Posted Oct 25, 2012 1:56 UTC (Thu) by nix (subscriber, #2304) [Link] (2 responses)

dlang has it right, that's the problem I was trying to solve with this lazy umount kludge. And for many, many years, it worked!

I had no idea you could use remounting (plus, presumably, readonly remounting) on raw devices like that. That might work rather well in my case: all my devices are in one LVM VG, so I can just do a readonly remount on /dev/$vgname/*.

But in the general case, including PID and fs namespaces, that's really not going to work, indeed.

Ext4 data corruption trouble

Posted Oct 25, 2012 3:50 UTC (Thu) by ewen (subscriber, #4772) [Link] (1 responses)

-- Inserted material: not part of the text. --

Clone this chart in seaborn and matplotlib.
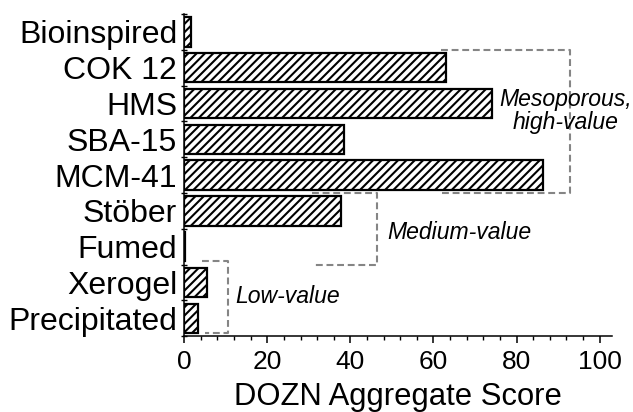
import numpy as np
import pandas as pd
import seaborn as sns
import matplotlib.pyplot as plt
from matplotlib.ticker import MultipleLocator

# silica types and their DOZN aggregate scores
materials = ["Bioinspired", "COK 12", "HMS", "SBA-15", "MCM-41",
             "Stöber", "Fumed", "Xerogel", "Precipitated"]
scores = [1.6, 62.9, 74.2, 38.5, 86.4, 37.8, 0.3, 5.5, 3.3]

df = pd.DataFrame({"material": materials, "score": scores})

sns.set_style("ticks")
plt.rcParams["font.family"] = ["Liberation Sans", "DejaVu Sans"]
plt.rcParams["hatch.linewidth"] = 1.5
for k in ["text.color", "axes.labelcolor", "xtick.color", "ytick.color", "axes.edgecolor"]:
    plt.rcParams[k] = "black"

fig = plt.figure(figsize=(6.33, 4.12), dpi=100)
ax = fig.add_axes([0.291, 0.184, 0.676, 0.782])

sns.barplot(data=df, x="score", y="material", orient="h", color="white",
            edgecolor="black", linewidth=1.6, width=0.82, ax=ax)
for p in ax.patches:
    p.set_hatch("////")

# dashed group brackets
gray = "#858585"
kw = dict(color=gray, ls=(0, (3.3, 1.8)), lw=1.5, clip_on=False)
ax.plot([61.8, 92.8, 92.8, 61.8], [0.5, 0.5, 4.5, 4.5], **kw)
ax.plot([30.8, 46.3, 46.3, 31.6], [4.5, 4.5, 6.5, 6.5], **kw)
ax.plot([4.3, 10.5, 10.5, 5.0], [6.4, 6.4, 8.4, 8.4], **kw)

ax.text(91.8, 2.2, "Mesoporous,\nhigh-value", style="italic", fontsize=16.6,
        ha="center", va="center", linespacing=1.0)
ax.text(66.3, 5.6, "Medium-value", style="italic", fontsize=16.6,
        ha="center", va="center")
ax.text(12.4, 7.4, "Low-value", style="italic", fontsize=16.6,
        ha="left", va="center")

ax.set_xlim(0, 103)
ax.set_ylim(8.5, -0.5)
ax.set_xticks([0, 20, 40, 60, 80, 100])
ax.xaxis.set_minor_locator(MultipleLocator(4))
ax.set_yticks(range(len(materials)), materials)
ax.set_yticks(np.arange(-0.5, len(materials)), minor=True)

ax.tick_params(axis="x", labelsize=19, direction="out", length=5, width=1.1, pad=5)
ax.tick_params(axis="x", which="minor", direction="out", length=3, width=1.0)
ax.tick_params(axis="y", which="major", length=0, labelsize=23, pad=5)
ax.tick_params(axis="y", which="minor", direction="inout", length=5, width=1.0)

ax.set_xlabel("DOZN Aggregate Score", fontsize=22.3, labelpad=6)
ax.set_ylabel("")
sns.despine(ax=ax)
for s in ["left", "bottom"]:
    ax.spines[s].set_linewidth(1.1)

fig.savefig("out.png", dpi=100)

Yes, I did intend to say "mount -o remount,ro /dev/sdb". For years it's been my usual "try to minimise the harm" approach, when dealing with a stuck server due to some mounts not responding. I'm not sure what happens with a modern server where the same volume is mounted in more than one location (hopefully all the mounts end up read-only). But it definitely works with /dev/mapper/$vgname-$lvname for instance if it's only mounted once.

Ewen

Ext4 data corruption trouble

Posted Oct 25, 2012 11:16 UTC (Thu) by nix (subscriber, #2304) [Link]

Bind mounts will be fine with this: they all share the same read-only state unless explicitly otherwise requested.